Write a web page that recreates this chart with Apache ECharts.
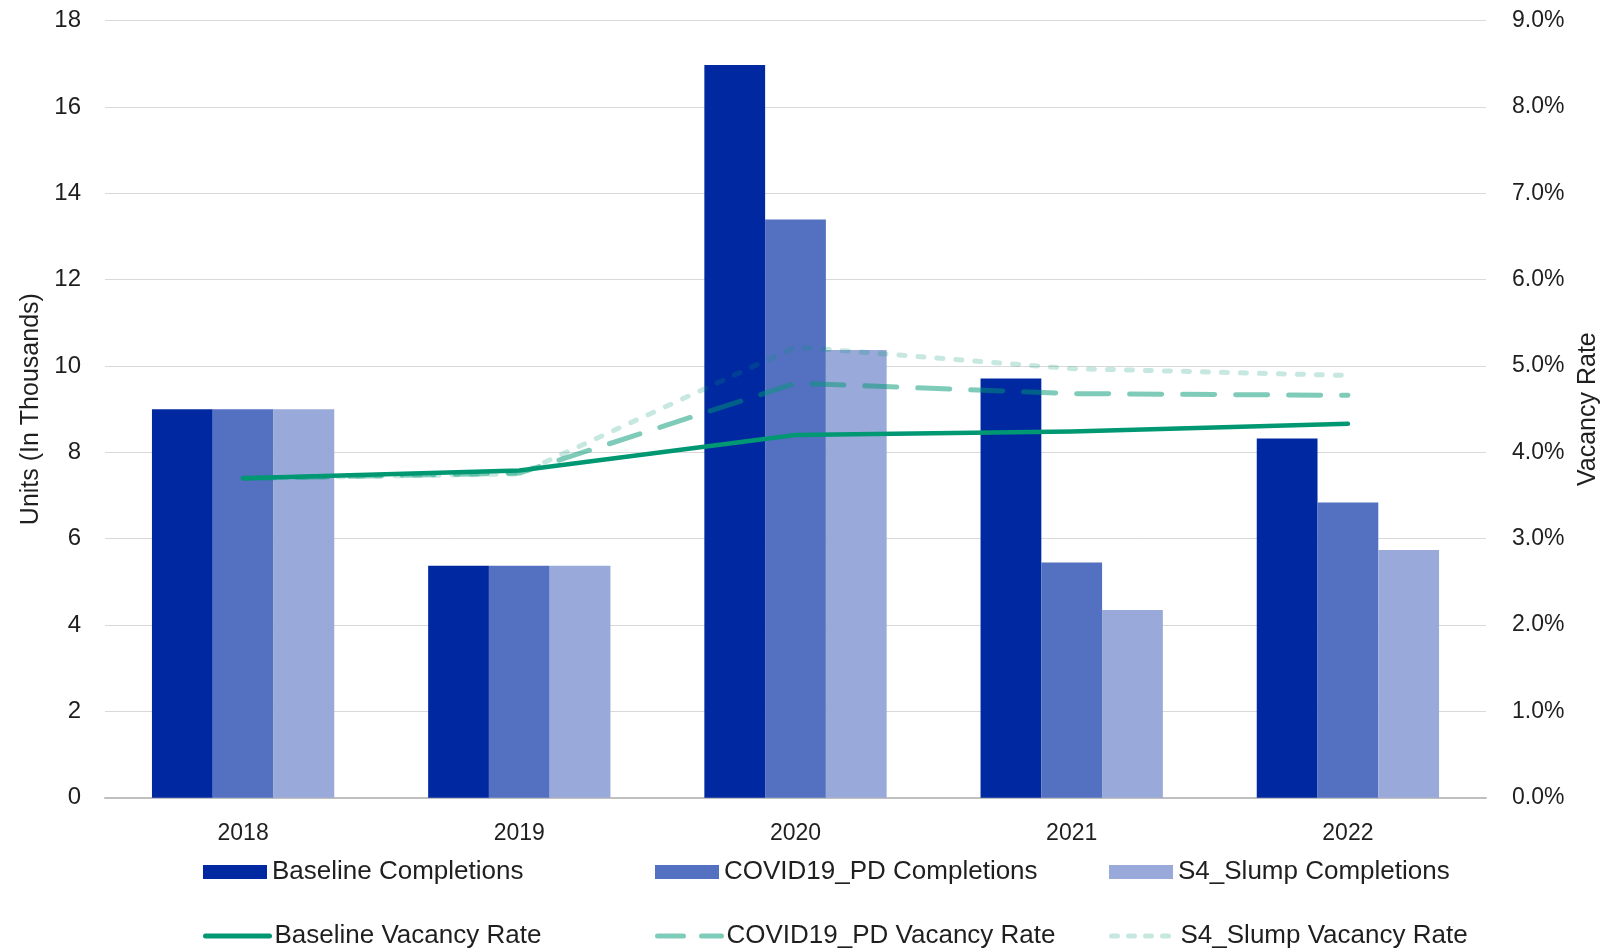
<!DOCTYPE html>
<html>
<head>
<meta charset="utf-8">
<script src="https://cdn.jsdelivr.net/npm/echarts@6/dist/echarts.min.js"></script>
<style>
  html, body { margin: 0; padding: 0; background: #ffffff; }
  #chart { width: 1618px; height: 948px; }
</style>
</head>
<body>
<div id="chart"></div>
<script>
const years = ['2018', '2019', '2020', '2021', '2022'];
const baselineCompletions = [9.0, 5.37, 16.97, 9.71, 8.32];
const covidCompletions = [9.0, 5.37, 13.39, 5.45, 6.84];
const slumpCompletions = [9.0, 5.37, 10.37, 4.35, 5.74];
const baselineVacancy = [3.70, 3.79, 4.20, 4.24, 4.33];
const covidVacancy = [3.70, 3.76, 4.80, 4.68, 4.66];
const slumpVacancy = [3.70, 3.75, 5.22, 4.97, 4.89];
const leftTicks = { min: 0, max: 18, interval: 2 };
const rightTicks = { min: 0, max: 9, interval: 1 };

const FONT = '"Liberation Sans", Arial, sans-serif';
const TXT = '#1f1f1f';

const C_BASE_LINE = '#009873';
const C_COVID_LINE = 'rgba(0,152,115,0.5)';
const C_SLUMP_LINE = 'rgba(0,152,115,0.22)';

const chart = echarts.init(document.getElementById('chart'), null, { renderer: 'canvas' });

function legendAt(name, left, top, icon, lineStyle) {
  const l = {
    left: left, top: top,
    data: [name],
    itemWidth: 64, itemHeight: 14, itemGap: 0,
    textStyle: { fontFamily: FONT, fontSize: 26, color: TXT, lineHeight: 30, padding: [0, 0, 0, 0] },
    selectedMode: false,
    padding: 0
  };
  if (icon) l.icon = icon;
  if (lineStyle) {
    l.lineStyle = lineStyle;
    l.itemStyle = { opacity: 0 };
  }
  return l;
}

const option = {
  backgroundColor: '#ffffff',
  animation: false,
  grid: { left: 105, right: 132, top: 20.6, bottom: 150.3, containLabel: false },
  legend: [
    legendAt('Baseline Completions', 203, 857, 'rect'),
    legendAt('COVID19_PD Completions', 655, 857, 'rect'),
    legendAt('S4_Slump Completions', 1109, 857, 'rect'),
    legendAt('Baseline Vacancy Rate', 203, 921, null,
      { color: C_BASE_LINE, width: 5, type: 'solid', cap: 'round' }),
    legendAt('COVID19_PD Vacancy Rate', 655, 921, null,
      { color: C_COVID_LINE, width: 5, type: [26, 18], cap: 'round' }),
    legendAt('S4_Slump Vacancy Rate', 1109, 921, null,
      { color: C_SLUMP_LINE, width: 5, type: [6, 11], cap: 'round' })
  ],
  xAxis: {
    type: 'category',
    data: years,
    axisTick: { show: false },
    axisLine: { lineStyle: { color: '#bfbfbf', width: 2 } },
    axisLabel: { fontFamily: FONT, fontSize: 23, color: TXT, margin: 24 }
  },
  yAxis: [
    {
      type: 'value',
      min: leftTicks.min, max: leftTicks.max, interval: leftTicks.interval,
      name: 'Units (In Thousands)',
      nameLocation: 'middle', nameRotate: 90, nameGap: 60,
      nameTextStyle: { fontFamily: FONT, fontSize: 25, color: TXT },
      axisLine: { show: false }, axisTick: { show: false },
      axisLabel: { fontFamily: FONT, fontSize: 24, color: TXT, margin: 24 },
      splitLine: { lineStyle: { color: '#d9d9d9', width: 1 } }
    },
    {
      type: 'value',
      min: rightTicks.min, max: rightTicks.max, interval: rightTicks.interval,
      name: 'Vacancy Rate',
      nameLocation: 'middle', nameRotate: 90, nameGap: 86,
      nameTextStyle: { fontFamily: FONT, fontSize: 25, color: TXT },
      axisLine: { show: false }, axisTick: { show: false },
      axisLabel: { fontFamily: FONT, fontSize: 23, color: TXT, margin: 26,
        formatter: v => v.toFixed(1) + '%' },
      splitLine: { show: false }
    }
  ],
  series: [
    { name: 'Baseline Completions', type: 'bar', data: baselineCompletions,
      itemStyle: { color: '#0029a1' }, barGap: '0%', barCategoryGap: '34%', z: 2 },
    { name: 'COVID19_PD Completions', type: 'bar', data: covidCompletions,
      itemStyle: { color: '#5470c0' }, barGap: '0%', barCategoryGap: '34%', z: 2 },
    { name: 'S4_Slump Completions', type: 'bar', data: slumpCompletions,
      itemStyle: { color: '#99aada' }, barGap: '0%', barCategoryGap: '34%', z: 2 },
    { name: 'Baseline Vacancy Rate', type: 'line', yAxisIndex: 1, data: baselineVacancy,
      symbol: 'none', z: 5,
      itemStyle: { color: C_BASE_LINE },
      lineStyle: { color: C_BASE_LINE, width: 4.5, cap: 'round', join: 'round' } },
    { name: 'COVID19_PD Vacancy Rate', type: 'line', yAxisIndex: 1, data: covidVacancy,
      symbol: 'none', z: 4,
      itemStyle: { color: C_COVID_LINE },
      lineStyle: { color: C_COVID_LINE, width: 5, type: [32, 21], cap: 'round', join: 'round' } },
    { name: 'S4_Slump Vacancy Rate', type: 'line', yAxisIndex: 1, data: slumpVacancy,
      symbol: 'none', z: 3,
      itemStyle: { color: C_SLUMP_LINE },
      lineStyle: { color: C_SLUMP_LINE, width: 5, type: [6, 13], cap: 'round', join: 'round' } }
  ]
};

chart.setOption(option);
</script>
</body>
</html>
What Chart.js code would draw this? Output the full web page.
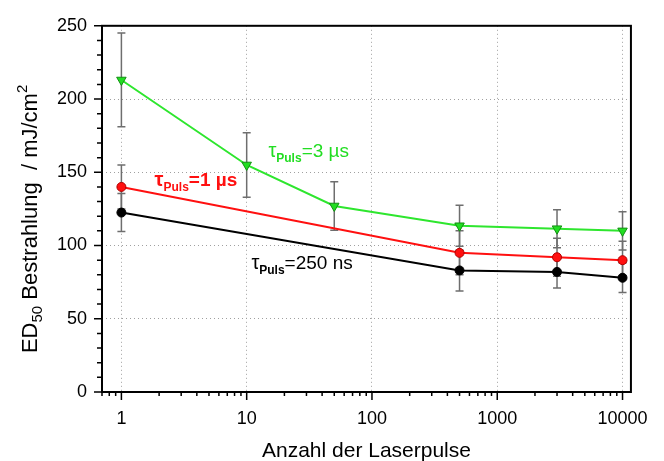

◆ **Exercise requirements**
Omit pictures; set down the rest of the material word for word.

◆ **Written response**
Write a web page that recreates this chart with Apache ECharts.
<!DOCTYPE html>
<html>
<head>
<meta charset="utf-8">
<script src="https://cdn.jsdelivr.net/npm/echarts@6/dist/echarts.min.js"></script>
<style>
  html, body { margin: 0; padding: 0; background: #ffffff; }
  #chart { width: 1618px; height: 948px; }
</style>
</head>
<body>
<div id="chart"></div>
<script>
const years = ['2018', '2019', '2020', '2021', '2022'];
const baselineCompletions = [9.0, 5.37, 16.97, 9.71, 8.32];
const covidCompletions = [9.0, 5.37, 13.39, 5.45, 6.84];
const slumpCompletions = [9.0, 5.37, 10.37, 4.35, 5.74];
const baselineVacancy = [3.70, 3.79, 4.20, 4.24, 4.33];
const covidVacancy = [3.70, 3.76, 4.80, 4.68, 4.66];
const slumpVacancy = [3.70, 3.75, 5.22, 4.97, 4.89];
const leftTicks = { min: 0, max: 18, interval: 2 };
const rightTicks = { min: 0, max: 9, interval: 1 };

const FONT = '"Liberation Sans", Arial, sans-serif';
const TXT = '#1f1f1f';

const C_BASE_LINE = '#009873';
const C_COVID_LINE = 'rgba(0,152,115,0.5)';
const C_SLUMP_LINE = 'rgba(0,152,115,0.22)';

const chart = echarts.init(document.getElementById('chart'), null, { renderer: 'canvas' });

function legendAt(name, left, top, icon, lineStyle) {
  const l = {
    left: left, top: top,
    data: [name],
    itemWidth: 64, itemHeight: 14, itemGap: 0,
    textStyle: { fontFamily: FONT, fontSize: 26, color: TXT, lineHeight: 30, padding: [0, 0, 0, 0] },
    selectedMode: false,
    padding: 0
  };
  if (icon) l.icon = icon;
  if (lineStyle) {
    l.lineStyle = lineStyle;
    l.itemStyle = { opacity: 0 };
  }
  return l;
}

const option = {
  backgroundColor: '#ffffff',
  animation: false,
  grid: { left: 105, right: 132, top: 20.6, bottom: 150.3, containLabel: false },
  legend: [
    legendAt('Baseline Completions', 203, 857, 'rect'),
    legendAt('COVID19_PD Completions', 655, 857, 'rect'),
    legendAt('S4_Slump Completions', 1109, 857, 'rect'),
    legendAt('Baseline Vacancy Rate', 203, 921, null,
      { color: C_BASE_LINE, width: 5, type: 'solid', cap: 'round' }),
    legendAt('COVID19_PD Vacancy Rate', 655, 921, null,
      { color: C_COVID_LINE, width: 5, type: [26, 18], cap: 'round' }),
    legendAt('S4_Slump Vacancy Rate', 1109, 921, null,
      { color: C_SLUMP_LINE, width: 5, type: [6, 11], cap: 'round' })
  ],
  xAxis: {
    type: 'category',
    data: years,
    axisTick: { show: false },
    axisLine: { lineStyle: { color: '#bfbfbf', width: 2 } },
    axisLabel: { fontFamily: FONT, fontSize: 23, color: TXT, margin: 24 }
  },
  yAxis: [
    {
      type: 'value',
      min: leftTicks.min, max: leftTicks.max, interval: leftTicks.interval,
      name: 'Units (In Thousands)',
      nameLocation: 'middle', nameRotate: 90, nameGap: 60,
      nameTextStyle: { fontFamily: FONT, fontSize: 25, color: TXT },
      axisLine: { show: false }, axisTick: { show: false },
      axisLabel: { fontFamily: FONT, fontSize: 24, color: TXT, margin: 24 },
      splitLine: { lineStyle: { color: '#d9d9d9', width: 1 } }
    },
    {
      type: 'value',
      min: rightTicks.min, max: rightTicks.max, interval: rightTicks.interval,
      name: 'Vacancy Rate',
      nameLocation: 'middle', nameRotate: 90, nameGap: 86,
      nameTextStyle: { fontFamily: FONT, fontSize: 25, color: TXT },
      axisLine: { show: false }, axisTick: { show: false },
      axisLabel: { fontFamily: FONT, fontSize: 23, color: TXT, margin: 26,
        formatter: v => v.toFixed(1) + '%' },
      splitLine: { show: false }
    }
  ],
  series: [
    { name: 'Baseline Completions', type: 'bar', data: baselineCompletions,
      itemStyle: { color: '#0029a1' }, barGap: '0%', barCategoryGap: '34%', z: 2 },
    { name: 'COVID19_PD Completions', type: 'bar', data: covidCompletions,
      itemStyle: { color: '#5470c0' }, barGap: '0%', barCategoryGap: '34%', z: 2 },
    { name: 'S4_Slump Completions', type: 'bar', data: slumpCompletions,
      itemStyle: { color: '#99aada' }, barGap: '0%', barCategoryGap: '34%', z: 2 },
    { name: 'Baseline Vacancy Rate', type: 'line', yAxisIndex: 1, data: baselineVacancy,
      symbol: 'none', z: 5,
      itemStyle: { color: C_BASE_LINE },
      lineStyle: { color: C_BASE_LINE, width: 4.5, cap: 'round', join: 'round' } },
    { name: 'COVID19_PD Vacancy Rate', type: 'line', yAxisIndex: 1, data: covidVacancy,
      symbol: 'none', z: 4,
      itemStyle: { color: C_COVID_LINE },
      lineStyle: { color: C_COVID_LINE, width: 5, type: [32, 21], cap: 'round', join: 'round' } },
    { name: 'S4_Slump Vacancy Rate', type: 'line', yAxisIndex: 1, data: slumpVacancy,
      symbol: 'none', z: 3,
      itemStyle: { color: C_SLUMP_LINE },
      lineStyle: { color: C_SLUMP_LINE, width: 5, type: [6, 13], cap: 'round', join: 'round' } }
  ]
};

chart.setOption(option);
</script>
</body>
</html>
What Chart.js code would draw this? Output the full web page.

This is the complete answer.